Jonathan Kuminga(projection: 17.0949%):
Kuminga took a jump this year - and he should be poised to handle more scoring duty in the next season with Klay Thompson gone. His two-way potential is still massive and I have confidence he can put it all together. The Warriors would be getting a steal signing him for only 17.09% of the cap.
Jalen Johnson(projection: 15.1412%):
The Hawks need to make this deal happen right now. He is really, really good.
Jalen Suggs(projection: 15.2096%):
A really good defensive guard who has shown enough catch-and-shoot ability to validate an extension of this size. A steep overpay would be anything over 33 million dollars a year though.
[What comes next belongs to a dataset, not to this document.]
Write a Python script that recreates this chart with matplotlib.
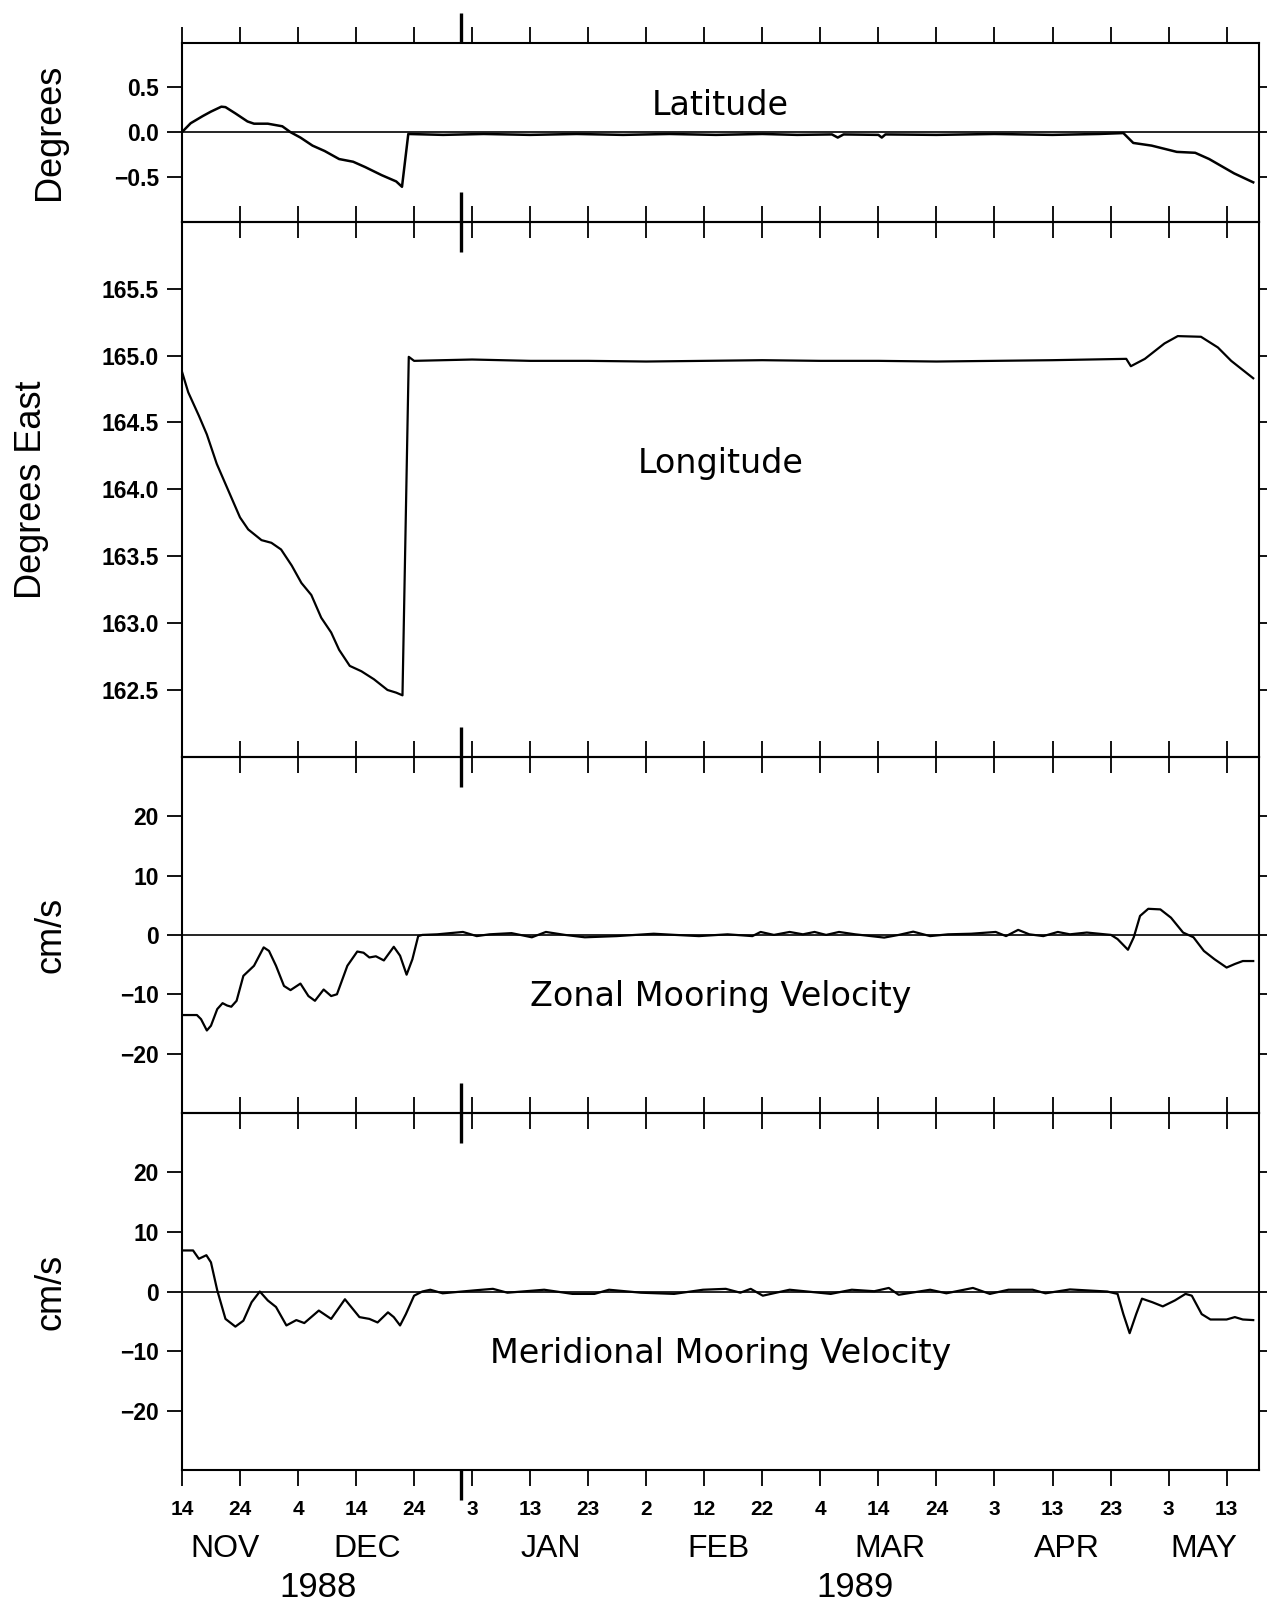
import numpy as np
import matplotlib
matplotlib.use('Agg')
import matplotlib.pyplot as plt
import matplotlib.dates as mdates
from matplotlib import font_manager as fm
from matplotlib.ticker import FixedLocator, NullFormatter

# Days are counted from 14 Nov 1988 00:00
START = np.datetime64('1988-11-14T00')

lat_day = [0, 1.5, 3.6, 5.0, 6.8, 7.5, 9.2, 11.3, 12.4, 14.8, 17.3, 18.7, 20.4, 22.5, 24.6,
           27.1, 29.5, 31.6, 34.4, 36.9, 37.9, 39.0, 45, 52, 60, 68, 76, 84, 92, 100,
           106, 112, 113, 114, 120, 120.6, 121.2, 130, 140, 150, 158, 162.2, 163.9, 167.1, 171.4,
           174.6, 177.0, 181.3, 184.6]
lat_val = [0.0, 0.10, 0.18, 0.23, 0.285, 0.28, 0.21, 0.12, 0.095, 0.095, 0.066, 0.0, -0.06, -0.15, -0.21,
           -0.30, -0.33, -0.39, -0.48, -0.55, -0.61, -0.02, -0.03, -0.02, -0.03, -0.02, -0.03, -0.02, -0.03, -0.02,
           -0.03, -0.025, -0.06, -0.025, -0.03, -0.06, -0.025, -0.03, -0.02, -0.03, -0.02, -0.01, -0.12, -0.15, -0.22,
           -0.23, -0.30, -0.46, -0.56]

lon_day = [0, 1.1, 2.9, 4.3, 6.0, 8.0, 10.0, 11.4, 13.7, 15.4, 17.1, 18.9, 20.6, 22.3, 24.0,
           25.7, 27.1, 28.9, 30.9, 33.1, 35.4, 36.9, 38.0, 39.1, 40, 50, 60, 70, 80, 90,
           100, 110, 120, 130, 140, 150, 162.7, 163.5, 165.9, 169.3, 171.6, 175.6, 178.5, 180.8, 184.6]
lon_val = [164.88, 164.725, 164.55, 164.41, 164.19, 163.99, 163.79, 163.70, 163.62, 163.60, 163.55, 163.43,
           163.30, 163.21, 163.04, 162.93, 162.80, 162.68, 162.64, 162.58, 162.50, 162.48, 162.46, 164.99,
           164.96, 164.97, 164.96, 164.96, 164.955, 164.96, 164.965, 164.96, 164.96, 164.955, 164.96, 164.965,
           164.975, 164.92, 164.975, 165.09, 165.145, 165.14, 165.06, 164.96, 164.83]

zon_day = [0, 2.6, 3.3, 4.3, 5.0, 6.1, 7.0, 7.8, 8.5, 9.4, 10.6, 12.4, 14.1, 15.0, 16.2,
           17.6, 18.7, 20.4, 21.8, 22.9, 24.4, 25.7, 26.7, 28.5, 30.2, 31.3, 32.3, 33.4, 34.8, 36.5,
           37.6, 38.7, 39.7, 40.7, 41.4, 44, 48.4, 50.8, 53, 56.8, 60.3, 62.7, 66, 69.4, 74.9,
           81.3, 85, 89.1, 94, 98.3, 99.7, 102, 104.7, 107, 109, 111, 113.2, 116, 121, 123.5,
           126, 128.9, 132, 136, 140.2, 142, 144.1, 146, 148.4, 150.9, 153, 155.9, 160.1, 161.2, 163,
           164, 165.1, 166.5, 168.6, 170.4, 172.5, 174.3, 176.1, 177.9, 180, 181.4, 182.8, 184.6]
zon_val = [-13.5, -13.5, -14.2, -16.1, -15.3, -12.5, -11.5, -11.9, -12.1, -11.1, -6.9, -5.2, -2.1, -2.7, -5.2,
           -8.6, -9.3, -8.2, -10.3, -11.1, -9.2, -10.3, -10.0, -5.2, -2.8, -3.0, -3.8, -3.6, -4.3, -2.0,
           -3.5, -6.7, -4.1, -0.2, 0.0, 0.1, 0.5, -0.2, 0.1, 0.3, -0.4, 0.5, 0.0, -0.4, -0.2,
           0.2, 0.0, -0.2, 0.1, -0.2, 0.5, 0.0, 0.5, 0.1, 0.5, 0.0, 0.5, 0.1, -0.45, 0.0,
           0.55, -0.2, 0.1, 0.2, 0.5, -0.2, 0.85, 0.1, -0.2, 0.5, 0.1, 0.4, 0.0, -0.7, -2.5,
           -0.4, 3.2, 4.4, 4.3, 2.9, 0.4, -0.4, -2.7, -4.1, -5.5, -4.9, -4.4, -4.4]

mer_day = [0, 1.9, 2.9, 4.2, 5.0, 6.1, 7.5, 9.2, 10.6, 12.0, 13.4, 14.8, 16.2, 18.0, 19.7,
           21.1, 23.6, 25.7, 28.1, 30.6, 32.3, 33.7, 35.5, 36.5, 37.6, 38.6, 40.0, 41.4, 42.8, 44.9,
           50.5, 53.6, 56.1, 62.4, 67.3, 71.1, 73.6, 79.1, 84.8, 89.8, 93.7, 96.2, 98.0, 100.1, 104.7,
           111.8, 115.4, 119.3, 121.8, 123.5, 128.9, 131.7, 136.3, 139.2, 142.4, 146.6, 148.8, 153.0, 159.4, 161.2,
           162.2, 163.3, 164.4, 165.4, 167.2, 169.0, 171.1, 172.9, 174.0, 175.7, 177.2, 180.0, 181.4, 182.8, 184.6]
mer_val = [6.9, 6.9, 5.5, 6.1, 4.9, 0.2, -4.6, -5.9, -4.9, -1.8, 0.0, -1.5, -2.6, -5.7, -4.8,
           -5.3, -3.2, -4.6, -1.3, -4.3, -4.6, -5.2, -3.5, -4.3, -5.7, -3.8, -0.7, 0.0, 0.3, -0.3,
           0.2, 0.45, -0.2, 0.3, -0.4, -0.4, 0.3, -0.2, -0.4, 0.3, 0.45, -0.2, 0.45, -0.7, 0.3,
           -0.4, 0.3, 0.05, 0.6, -0.55, 0.3, -0.3, 0.6, -0.4, 0.3, 0.3, -0.3, 0.35, 0.0, -0.4,
           -3.8, -7.0, -3.8, -1.2, -1.8, -2.5, -1.5, -0.4, -0.7, -3.8, -4.7, -4.7, -4.3, -4.7, -4.8]

tick_dates = ['1988-11-14', '1988-11-24', '1988-12-04', '1988-12-14', '1988-12-24',
              '1989-01-03', '1989-01-13', '1989-01-23', '1989-02-02', '1989-02-12', '1989-02-22',
              '1989-03-04', '1989-03-14', '1989-03-24', '1989-04-03', '1989-04-13', '1989-04-23',
              '1989-05-03', '1989-05-13']
tick_labels = ['14', '24', '4', '14', '24', '3', '13', '23', '2', '12', '22',
               '4', '14', '24', '3', '13', '23', '3', '13']
break_date = '1989-01-01'
x_end = '1989-05-18T14'

month_dates = ['1988-11-21T12', '1988-12-16T00', '1989-01-16T12', '1989-02-14T12',
               '1989-03-16T00', '1989-04-15T12', '1989-05-09T00']
month_labels = ['NOV', 'DEC', 'JAN', 'FEB', 'MAR', 'APR', 'MAY']
year_dates = ['1988-12-07T12', '1989-03-10T00']
year_labels = ['1988', '1989']

MINUS = '\u2212'


def to_dates(days):
    hours = np.round(np.asarray(days, dtype=float) * 24).astype(int)
    return START + hours.astype('timedelta64[h]')


def dnum(s):
    return mdates.date2num(np.datetime64(s))


def narrow_font():
    # the original lettering is condensed; use a narrow face if there is one
    try:
        fm.findfont(fm.FontProperties(family='Liberation Sans Narrow'), fallback_to_default=False)
        return 'Liberation Sans Narrow'
    except ValueError:
        return None


def main():

    narrow = narrow_font()
    if narrow:
        date_font = dict(family=narrow)
        month_size, year_size = 27, 28
    else:
        date_font = dict(family='Liberation Sans')
        month_size, year_size = 23, 25

    panels = [
        dict(days=lat_day, vals=lat_val, ylim=(-1, 1), yticks=[-0.5, 0, 0.5],
             ylabels=[MINUS + '0.5', '0.0', '0.5'], name='Degrees', name_x=-0.123,
             title='Latitude', title_y=0.596, zero=True, lw=1.8),
        dict(days=lon_day, vals=lon_val, ylim=(162, 166), yticks=[162.5, 163, 163.5, 164, 164.5, 165, 165.5],
             ylabels=['162.5', '163.0', '163.5', '164.0', '164.5', '165.0', '165.5'],
             name='Degrees East', name_x=-0.140, title='Longitude', title_y=0.53, zero=False, lw=1.6),
        dict(days=zon_day, vals=zon_val, ylim=(-30, 30), yticks=[-20, -10, 0, 10, 20],
             ylabels=[MINUS + '20', MINUS + '10', '0', '10', '20'], name='cm/s', name_x=-0.122,
             title='Zonal Mooring Velocity', title_y=0.299, zero=True, lw=1.6),
        dict(days=mer_day, vals=mer_val, ylim=(-30, 30), yticks=[-20, -10, 0, 10, 20],
             ylabels=[MINUS + '20', MINUS + '10', '0', '10', '20'], name='cm/s', name_x=-0.122,
             title='Meridional Mooring Velocity', title_y=0.30, zero=True, lw=1.6),
    ]

    fig = plt.figure(figsize=(12.67, 16.04), dpi=100)
    gs = fig.add_gridspec(4, 1, height_ratios=[179, 535, 356, 357], left=0.1436, right=0.9937,
                          top=0.9734, bottom=0.0835, hspace=0)

    x0 = dnum(START)
    x1 = dnum(x_end)
    major = [dnum(d) for d in tick_dates]

    for i, p in enumerate(panels):
        ax = fig.add_subplot(gs[i])
        ax.patch.set_visible(False)   # so ticks of the neighbour panel stay visible
        last = (i == len(panels) - 1)

        if p['zero']:
            ax.axhline(0, color='k', lw=1.2, zorder=1)
        ax.plot(to_dates(p['days']), p['vals'], color='k', lw=p['lw'], zorder=2,
                solid_joinstyle='round')

        ax.set_xlim(x0, x1)
        ax.set_ylim(*p['ylim'])

        # y axis
        ax.set_yticks(p['yticks'])
        ax.set_yticklabels(p['ylabels'], fontsize=16.5, fontweight='bold', family='Liberation Sans')
        ax.tick_params(axis='y', direction='out', length=10.5, width=1.3, left=True, right=True,
                       labelright=False, pad=6)

        # x axis, ticks on top and bottom of every panel, long mark for the year break
        ax.xaxis.set_major_locator(FixedLocator(major))
        ax.xaxis.set_minor_locator(FixedLocator([dnum(break_date)]))
        ax.xaxis.set_minor_formatter(NullFormatter())
        if last:
            ax.set_xticklabels(tick_labels, fontsize=15, fontweight='bold', family='Liberation Sans')
        ax.tick_params(axis='x', which='major', direction='out', length=11.5, width=1.3,
                       top=True, bottom=True, labelbottom=last, pad=10)
        ax.tick_params(axis='x', which='minor', direction='out', length=21.5, width=2.4,
                       top=True, bottom=True)

        for s in ax.spines.values():
            s.set_linewidth(1.5)

        ax.text(0.5, p['title_y'], p['title'], transform=ax.transAxes, ha='center',
                va='baseline', fontsize=24, family='DejaVu Sans')
        ax.text(p['name_x'], 0.5, p['name'], transform=ax.transAxes, rotation=90,
                ha='center', va='center', fontsize=26, family='Liberation Sans')

        if last:
            for d, m in zip(month_dates, month_labels):
                ax.annotate(m, xy=(dnum(d), 0), xycoords=('data', 'axes fraction'),
                            xytext=(0, -62.4), textcoords='offset points', ha='center',
                            va='baseline', fontsize=month_size, annotation_clip=False,
                            **date_font)
            for d, y in zip(year_dates, year_labels):
                ax.annotate(y, xy=(dnum(d), 0), xycoords=('data', 'axes fraction'),
                            xytext=(0, -91.2), textcoords='offset points', ha='center',
                            va='baseline', fontsize=year_size, annotation_clip=False,
                            **date_font)

    fig.savefig('out.png', dpi=100)


if __name__ == '__main__':
    main()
Santi Aldama(projection: 8.6282%):
Aldama is an advanced stats god - it’s a good thing we have PPG to kinda level this thing out, otherwise he might have been making 25 million dollars a year or something. I’d expect him to get somewhere in this percentage range though.
Credit to Nylon Calculus for helping inspire the idea. Overall, I found this exercise pretty interesting - I plan on tweaking the model even more. I’ll try to host the projections online somewhere if I decide to move off Substack. I’ll be working on other models this month.